On the one hand Thornton is convinced that the carrier is not losing business based on the lack of inflight Internet on long-haul flights. And there’s something to be said for letting others experience the teething pains of new technology, getting the systems through the shake-down period and then choosing one that has proven to be reliable and sufficient for passenger needs. But for each successive generation of technology the process to get it onto airplanes is not a quick one; weeks become months and months become years. It will never be possible to choose a technology which doesn’t face competition from something else billed as better, faster and cheaper by the time the hardware is installed.

On short-haul flights in Europe, there is much less pressure to offer inflight Internet since only a handful of carriers currently provide the service. Even so, BA appears to have a somewhat firmer plan for equipping its narrowbodies, announcing in June that it could become the launch airline for Inmarsat’s planned pan-European integrated satellite/air-to-ground (ATG) solution. At that time, Thornton said BA was in discussions with Inmarsat “about leading Europe in a new era of broadband in the air. Starting with UK domestic routes Inmarsat intends to deploy Europe’s first ground-based 4G broadband network giving our customers the Internet access they expect on the ground while in the air.”

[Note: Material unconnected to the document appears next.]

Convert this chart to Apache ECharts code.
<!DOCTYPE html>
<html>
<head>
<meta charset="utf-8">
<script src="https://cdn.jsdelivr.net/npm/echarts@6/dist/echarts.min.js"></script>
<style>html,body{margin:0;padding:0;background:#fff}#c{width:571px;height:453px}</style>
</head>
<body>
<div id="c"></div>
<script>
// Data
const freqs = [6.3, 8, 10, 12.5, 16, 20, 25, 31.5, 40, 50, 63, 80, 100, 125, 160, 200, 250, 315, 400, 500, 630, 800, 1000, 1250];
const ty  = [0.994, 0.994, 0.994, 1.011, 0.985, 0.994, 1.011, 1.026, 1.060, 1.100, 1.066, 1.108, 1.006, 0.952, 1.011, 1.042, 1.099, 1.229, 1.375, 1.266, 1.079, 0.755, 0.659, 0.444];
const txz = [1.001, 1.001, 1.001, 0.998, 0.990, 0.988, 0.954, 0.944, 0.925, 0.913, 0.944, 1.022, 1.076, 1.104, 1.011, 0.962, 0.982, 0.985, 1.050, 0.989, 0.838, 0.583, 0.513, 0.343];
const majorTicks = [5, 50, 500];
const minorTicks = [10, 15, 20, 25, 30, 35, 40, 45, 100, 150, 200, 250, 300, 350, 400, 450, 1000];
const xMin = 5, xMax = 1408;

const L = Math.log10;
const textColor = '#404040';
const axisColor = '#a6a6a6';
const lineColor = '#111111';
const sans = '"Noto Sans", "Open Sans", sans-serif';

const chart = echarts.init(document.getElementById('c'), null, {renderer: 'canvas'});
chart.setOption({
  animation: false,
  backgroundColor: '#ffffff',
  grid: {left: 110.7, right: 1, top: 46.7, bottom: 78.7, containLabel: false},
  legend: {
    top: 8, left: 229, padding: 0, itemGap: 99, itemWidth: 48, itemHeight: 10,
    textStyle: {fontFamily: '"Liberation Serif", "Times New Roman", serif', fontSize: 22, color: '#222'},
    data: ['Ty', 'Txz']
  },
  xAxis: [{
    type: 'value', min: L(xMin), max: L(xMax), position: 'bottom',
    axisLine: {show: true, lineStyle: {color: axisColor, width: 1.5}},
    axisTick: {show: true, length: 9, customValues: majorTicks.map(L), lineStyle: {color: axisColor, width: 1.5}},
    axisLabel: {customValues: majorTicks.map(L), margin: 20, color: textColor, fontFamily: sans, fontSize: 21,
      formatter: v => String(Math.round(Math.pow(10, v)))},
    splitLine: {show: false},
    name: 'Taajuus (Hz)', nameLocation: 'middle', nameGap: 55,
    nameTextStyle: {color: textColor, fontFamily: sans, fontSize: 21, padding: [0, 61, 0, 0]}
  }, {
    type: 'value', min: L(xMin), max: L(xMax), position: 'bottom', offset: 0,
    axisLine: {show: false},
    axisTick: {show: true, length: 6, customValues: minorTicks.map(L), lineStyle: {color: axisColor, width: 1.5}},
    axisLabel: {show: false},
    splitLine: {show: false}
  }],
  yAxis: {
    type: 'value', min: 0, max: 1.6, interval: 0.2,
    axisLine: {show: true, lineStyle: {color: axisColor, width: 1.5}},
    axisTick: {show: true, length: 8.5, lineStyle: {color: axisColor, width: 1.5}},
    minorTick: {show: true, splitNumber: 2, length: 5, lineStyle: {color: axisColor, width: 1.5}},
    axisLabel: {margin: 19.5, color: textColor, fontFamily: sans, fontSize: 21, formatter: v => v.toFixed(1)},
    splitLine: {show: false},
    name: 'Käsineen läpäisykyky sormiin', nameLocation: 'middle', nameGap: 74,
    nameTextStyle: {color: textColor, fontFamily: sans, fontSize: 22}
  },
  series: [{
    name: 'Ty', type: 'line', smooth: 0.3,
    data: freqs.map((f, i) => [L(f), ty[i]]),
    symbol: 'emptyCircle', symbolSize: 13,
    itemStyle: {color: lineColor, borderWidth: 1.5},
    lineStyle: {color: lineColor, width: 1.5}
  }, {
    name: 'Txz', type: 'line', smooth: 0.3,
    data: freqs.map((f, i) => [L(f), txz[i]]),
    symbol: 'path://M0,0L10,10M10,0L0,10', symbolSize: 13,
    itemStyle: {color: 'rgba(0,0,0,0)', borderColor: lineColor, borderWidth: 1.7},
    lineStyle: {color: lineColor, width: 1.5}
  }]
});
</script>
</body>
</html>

BA is not the only carrier taking a wait-and-see approach to connectivity on its long-haul fleet. Air New Zealand recently told RGN that it believes the experience its customers would receive from current technology across its network would not be valued compared to the cost to deliver it, though the carrier has not ruled out equipping its aircraft down the road.

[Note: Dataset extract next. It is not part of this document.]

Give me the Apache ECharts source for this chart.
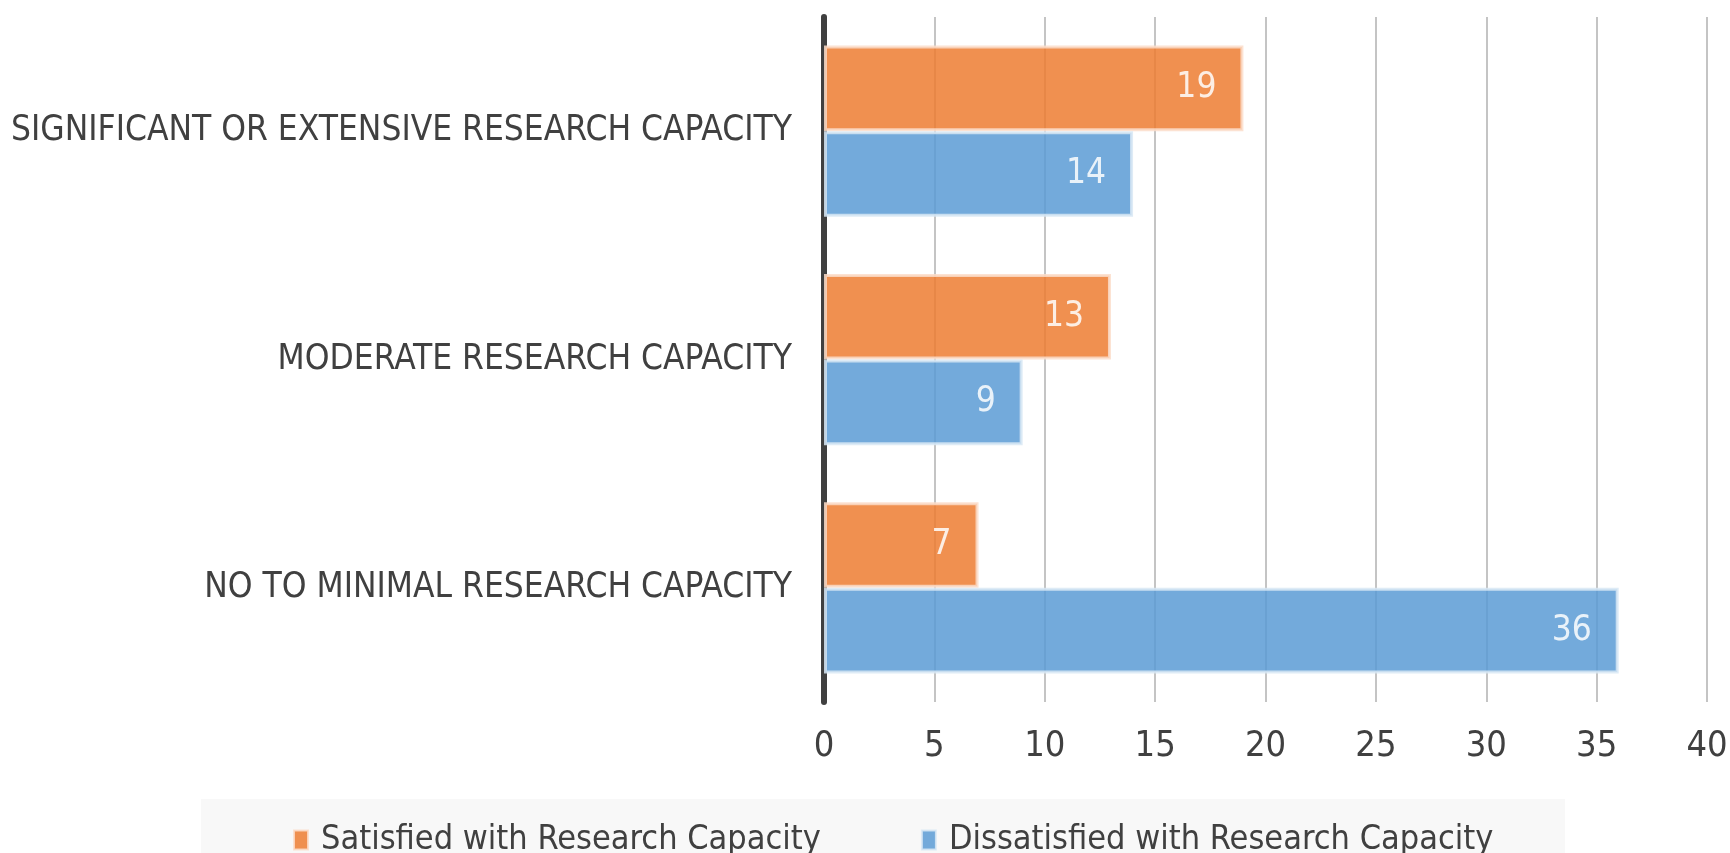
<!DOCTYPE html>
<html>
<head>
<meta charset="utf-8">
<script src="https://cdn.jsdelivr.net/npm/echarts@6/dist/echarts.min.js"></script>
<style>
  html, body { margin: 0; padding: 0; background: #fff; }
  #main { width: 1730px; height: 853px; }
</style>
</head>
<body>
<div id="main"></div>
<script>
  // categories top to bottom
  var categories = [
    'SIGNIFICANT OR EXTENSIVE RESEARCH CAPACITY',
    'MODERATE RESEARCH CAPACITY',
    'NO TO MINIMAL RESEARCH CAPACITY'
  ]
  var seriesNames = ['Satisfied with Research Capacity', 'Dissatisfied with Research Capacity']
  var satisfied = [19, 13, 7]
  var dissatisfied = [14, 9, 36]

  var FONT = "'Liberation Sans Narrow', 'DejaVu Sans Condensed', sans-serif"
  var TEXT = '#404040'

  var chart = echarts.init(document.getElementById('main'))

  function barSeries(name, data, color, border) {
    return {
      name: name,
      type: 'bar',
      data: data,
      barGap: '0%',
      barCategoryGap: '25%',
      itemStyle: {
        color: color,
        opacity: 0.85,
        borderColor: border,
        borderWidth: 3
      },
      label: {
        show: true,
        position: 'insideRight',
        distance: 27,
        color: '#fff',
        fontFamily: FONT,
        fontSize: 35
      }
    }
  }

  chart.setOption({
    animation: false,
    textStyle: { fontFamily: FONT },
    graphic: [{
      type: 'rect',
      left: 201,
      top: 799,
      shape: { width: 1364, height: 60 },
      style: { fill: '#f8f8f8' },
      z: -1
    }],
    legend: {
      data: seriesNames,
      left: 293,
      top: 823,
      padding: 0,
      itemWidth: 14,
      itemHeight: 19,
      itemGap: 100,
      icon: 'rect',
      textStyle: {
        color: TEXT,
        fontFamily: FONT,
        fontSize: 34,
        padding: [0, 0, 0, 8]
      }
    },
    grid: {
      left: 824,
      right: 23,
      top: 17,
      bottom: 151,
      containLabel: false,
      outerBoundsMode: 'none'
    },
    xAxis: {
      type: 'value',
      min: 0,
      max: 40,
      interval: 5,
      axisLine: { show: false },
      axisTick: { show: false },
      axisLabel: {
        color: TEXT,
        fontFamily: FONT,
        fontSize: 36,
        margin: 27
      },
      splitLine: {
        lineStyle: { color: '#c4c4c4', width: 2 }
      }
    },
    yAxis: {
      type: 'category',
      inverse: true,
      data: categories,
      axisLine: { lineStyle: { color: '#404040', width: 6 } },
      axisTick: { show: false },
      axisLabel: {
        color: TEXT,
        fontFamily: FONT,
        fontSize: 35,
        margin: 32
      }
    },
    series: [
      barSeries(seriesNames[0], satisfied, '#ED7D31', '#FBDDCA'),
      barSeries(seriesNames[1], dissatisfied, '#5B9BD5', '#D8E7F5')
    ]
  })
</script>
</body>
</html>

But when Virgin Atlantic inaugurates Boeing 787 service between London and Atlanta on 23 October – and live streams a concert by Rudimental over what is believed to be Panasonic’s Ku-band inflight connectivity system – one wonders if rival BA will start to feel competitive pressure then. Virgin Atlantic also recently announced it will retrofit its current fleet with Gogo’s next gen 2Ku connectivity solution.

Consider also that other connectivity-equipped airlines are already moving into the second phase of their plans. No longer is it just about Internet service for consumers; the plane is becoming a “node on the network” and airlines are targeting operational benefits from those connections. It is not only about the customers. But all those benefits begin with that pipe to the plane.

For now, British Airways is sitting on the sidelines in this game. That is currently the right decision in the carrier’s playbook.